Sunday, March 21, 2010

Socialised Medicine: 1967-2010

As a first-year student at Brigham Young University, 18 years old, fresh from the culture of Farmington, New Mexico and scarcely separated from the conservative political influence of my parents, I turned in a research paper for English 115.

My intriguing title was "The Quality of Medical Services under Socialized Medicine."

I proposed to prove that "compulsory medical care results in a lower standard of individual treatment than is found under the free enterprise system."

I was so convincing in my arguments that my professor awarded me a grade of C+ and wrote that my paper was "adequate."

My major point was obvious to me: "When people must pay their own medical expenses they are not sick as often as if they are not paying their own bill."

Powerful logic, echoed by my Republican Representative Jason Chaffetz tonight: "we're going to sue! The Federal Government can't take away our rights this way!"

Tomorrow I'll put a check in the mail to the Democratic Congressional Association, the DCCC, to thank them (not including the one Utah Democrat, Jim Matheson) for passing a health-care bill that will, for all its warts, make it possible for the 3 of my adult working children who can't afford health insurance under the present system to sign up for insurance.

And then hope for future changes to the system that will bring down costs even more while insuring more and more of us.

Thursday, March 11, 2010

Gary Bryner

Gary Bryner died yesterday. Cancer.

How to deal with the loss? Memory may be the best recourse.

In 1995 we took students to Peru, to work for two weeks on Taquile Island, at 13,000 feet, in the middle of Lake Titicaca.

Here a few notes:

8 May

A sun-drenched breakfast in the courtyard of a little restaurant. The woman wouldn't take my 5,000,000 Sole (5 new Soles) bill because it didn't have flowers in the right spot. Five years ago, Gary says, the rate of inflation was 7500% per year. In Germany, that kind of inflation helped fuel the Nazi rise to power.

I'm impressed (as I have been before) by Gary's command of the facts, facts gathered with intense energy and focus. He just finished a law degree while engaged in full-time research and award-winning teaching. And he recently turned down a prestigious position at the University of Colorado out of a sense of commitment to the graduate program in public policy he has recently begun at BYU.

We gather at the school. A Taquileno blows a referee's whistle to summon people from across the island to work on the two new rooms.

Early afternoon, exhausted by three trips up the hill carrying floorboards -- heavy Amazonian hardwood. Two cokes (who carried them up the hill?), a liter and a half of orange drink, a powerbar (hauled up the killer steps in my dufflebag), and five bread rolls later I feel like I could maybe do one more trip. Halfway down the trail I pull off and sit on a huge stone.

Sheep bleat.

Humming. Bees.


A woman in a red dress carries a bulky load on her back as she walks along a row of eucalyptus trees far below.
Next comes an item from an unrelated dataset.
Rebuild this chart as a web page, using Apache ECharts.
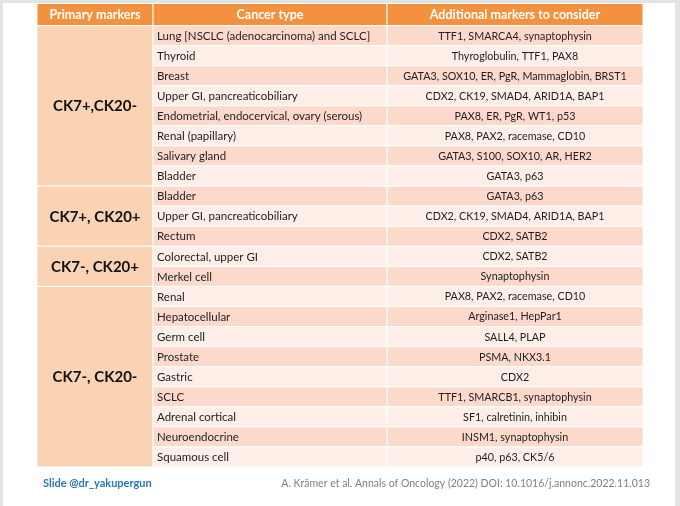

The lake smooth in large patches. Elsewhere slightly ruffled.

A bird call.

One of the Taquile community's blue-and-white boats arrives quietly from somewhere.

A slight breeze.

Steady sun.

Thumps -- people coming down the stairs. No, it's a small bunch of sheep, herded along the trail by a young man, a load of cornstalks on his back and a radio in one hand tuned to a news program.

More bird sound.

The boat leaves, its wake an arrow toward Puno.

A little girl herds a few sheep across a terrace below.

Bright clothing drying on a rooftop.

7 p.m. In Faustino's restaurant. Close, stuffy, claustrophobic with the sound and smell of a kerosene lantern and thirty closely packed bodies. Gary comes in late. He's bundled up in several layers of clothing, including a tan parka. Its hood is pulled up over a stocking cap.

Who has diarrhea? Cindy asks for a show of hands.

All day we worked like piss ants hauling wood up from the pier. Five trips up and down was all I could muster. Fifteen boards. A tiny pile after an enormous effort. At five the head man blew his whistle and we stood there while a couple of men gave speeches in Cacao thanking us for our work and praising the community effort (at least that's what I think they were saying). Then the children came out of the school and stood in lines, the boys in black and white, the girls in colorful dresses and their head scarves. The teacher, with whistle and cap and an American flag on the front and a satin soccer-uniform shirt, stood and gave a speech. then Percy, the school president, gave a speech, then someone else, and finally the children were set free. In the meantime the schoolyard had fallen into shade and I was left shivering in the thin air in my sweatsoaked clothing. Gary too, it appears.